(Data for the task)
★ ★ ★
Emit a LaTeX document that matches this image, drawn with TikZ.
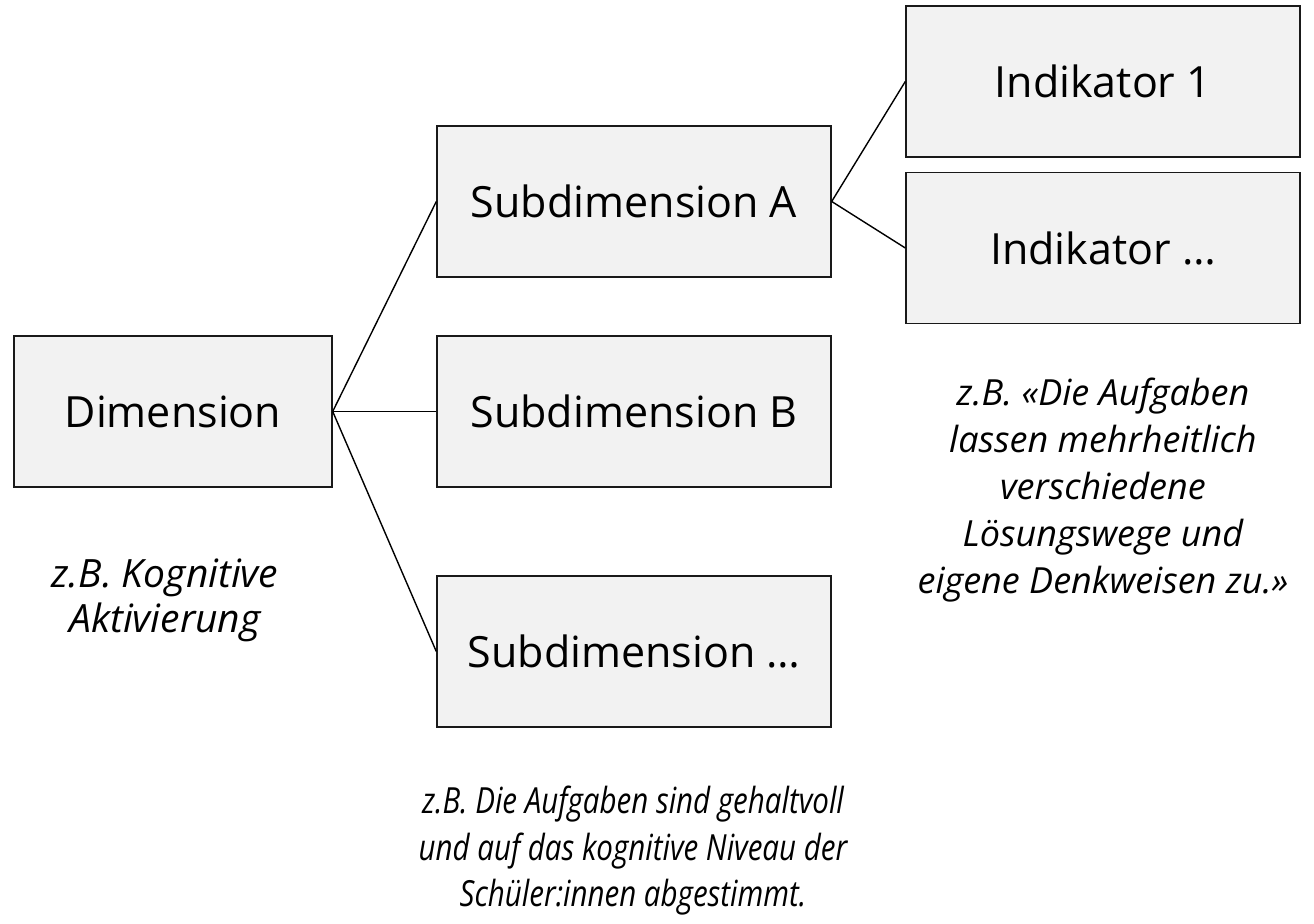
★ ★ ★
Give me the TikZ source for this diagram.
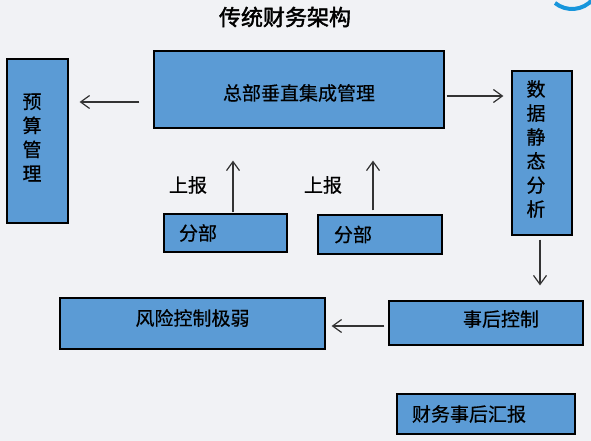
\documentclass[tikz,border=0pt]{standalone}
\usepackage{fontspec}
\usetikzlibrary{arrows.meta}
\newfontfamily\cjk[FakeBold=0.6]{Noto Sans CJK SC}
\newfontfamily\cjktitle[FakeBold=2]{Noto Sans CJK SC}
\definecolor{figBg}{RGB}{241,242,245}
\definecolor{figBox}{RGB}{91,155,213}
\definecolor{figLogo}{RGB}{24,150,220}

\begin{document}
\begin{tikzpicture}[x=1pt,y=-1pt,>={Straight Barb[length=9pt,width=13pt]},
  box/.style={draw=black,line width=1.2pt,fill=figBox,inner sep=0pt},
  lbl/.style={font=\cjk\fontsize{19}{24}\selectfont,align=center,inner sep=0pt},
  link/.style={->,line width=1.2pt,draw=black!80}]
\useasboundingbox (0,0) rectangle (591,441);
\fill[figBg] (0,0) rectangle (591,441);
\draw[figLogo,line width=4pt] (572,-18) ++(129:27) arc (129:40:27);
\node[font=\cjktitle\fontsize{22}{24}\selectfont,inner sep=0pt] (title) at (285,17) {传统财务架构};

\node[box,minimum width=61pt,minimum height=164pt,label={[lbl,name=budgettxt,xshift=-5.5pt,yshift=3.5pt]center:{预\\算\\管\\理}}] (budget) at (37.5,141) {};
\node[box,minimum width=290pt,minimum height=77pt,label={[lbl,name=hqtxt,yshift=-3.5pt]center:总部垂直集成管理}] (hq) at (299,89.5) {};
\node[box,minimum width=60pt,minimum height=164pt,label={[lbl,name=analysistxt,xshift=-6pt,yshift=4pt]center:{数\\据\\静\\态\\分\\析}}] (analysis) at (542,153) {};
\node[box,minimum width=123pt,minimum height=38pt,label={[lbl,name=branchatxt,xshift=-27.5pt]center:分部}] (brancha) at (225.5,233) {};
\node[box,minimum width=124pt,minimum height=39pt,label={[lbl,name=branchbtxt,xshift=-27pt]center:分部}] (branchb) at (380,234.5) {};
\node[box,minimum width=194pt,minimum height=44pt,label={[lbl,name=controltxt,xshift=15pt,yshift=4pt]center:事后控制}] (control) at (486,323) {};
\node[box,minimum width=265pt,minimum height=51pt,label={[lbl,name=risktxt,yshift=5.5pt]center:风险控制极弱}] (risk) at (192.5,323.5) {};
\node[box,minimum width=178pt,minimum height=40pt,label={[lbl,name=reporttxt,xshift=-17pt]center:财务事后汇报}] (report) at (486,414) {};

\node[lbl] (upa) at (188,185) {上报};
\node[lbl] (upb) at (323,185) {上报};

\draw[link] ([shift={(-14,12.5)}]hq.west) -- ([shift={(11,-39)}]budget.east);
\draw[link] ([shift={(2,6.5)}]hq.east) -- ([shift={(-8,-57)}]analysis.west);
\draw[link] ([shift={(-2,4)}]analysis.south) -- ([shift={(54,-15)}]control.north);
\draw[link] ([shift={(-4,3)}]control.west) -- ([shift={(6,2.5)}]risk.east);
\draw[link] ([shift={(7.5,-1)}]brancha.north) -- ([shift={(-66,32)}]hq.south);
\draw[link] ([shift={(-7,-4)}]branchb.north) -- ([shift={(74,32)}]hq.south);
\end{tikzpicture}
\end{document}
★ ★ ★
Retype the lines above exactly as they appear, from the line containing "Give me the TikZ source for this diagram." through the line containing "sep=0pt] (title) at", and leave out any pictures.

(Answer)
Give me the TikZ source for this diagram.
\documentclass[tikz,border=0pt]{standalone}
\usepackage{fontspec}
\usetikzlibrary{arrows.meta}
\newfontfamily\cjk[FakeBold=0.6]{Noto Sans CJK SC}
\newfontfamily\cjktitle[FakeBold=2]{Noto Sans CJK SC}
\definecolor{figBg}{RGB}{241,242,245}
\definecolor{figBox}{RGB}{91,155,213}
\definecolor{figLogo}{RGB}{24,150,220}

\begin{document}
\begin{tikzpicture}[x=1pt,y=-1pt,>={Straight Barb[length=9pt,width=13pt]},
  box/.style={draw=black,line width=1.2pt,fill=figBox,inner sep=0pt},
  lbl/.style={font=\cjk\fontsize{19}{24}\selectfont,align=center,inner sep=0pt},
  link/.style={->,line width=1.2pt,draw=black!80}]
\useasboundingbox (0,0) rectangle (591,441);
\fill[figBg] (0,0) rectangle (591,441);
\draw[figLogo,line width=4pt] (572,-18) ++(129:27) arc (129:40:27);
\node[font=\cjktitle\fontsize{22}{24}\selectfont,inner sep=0pt] (title) at (285,17) {传统财务架构};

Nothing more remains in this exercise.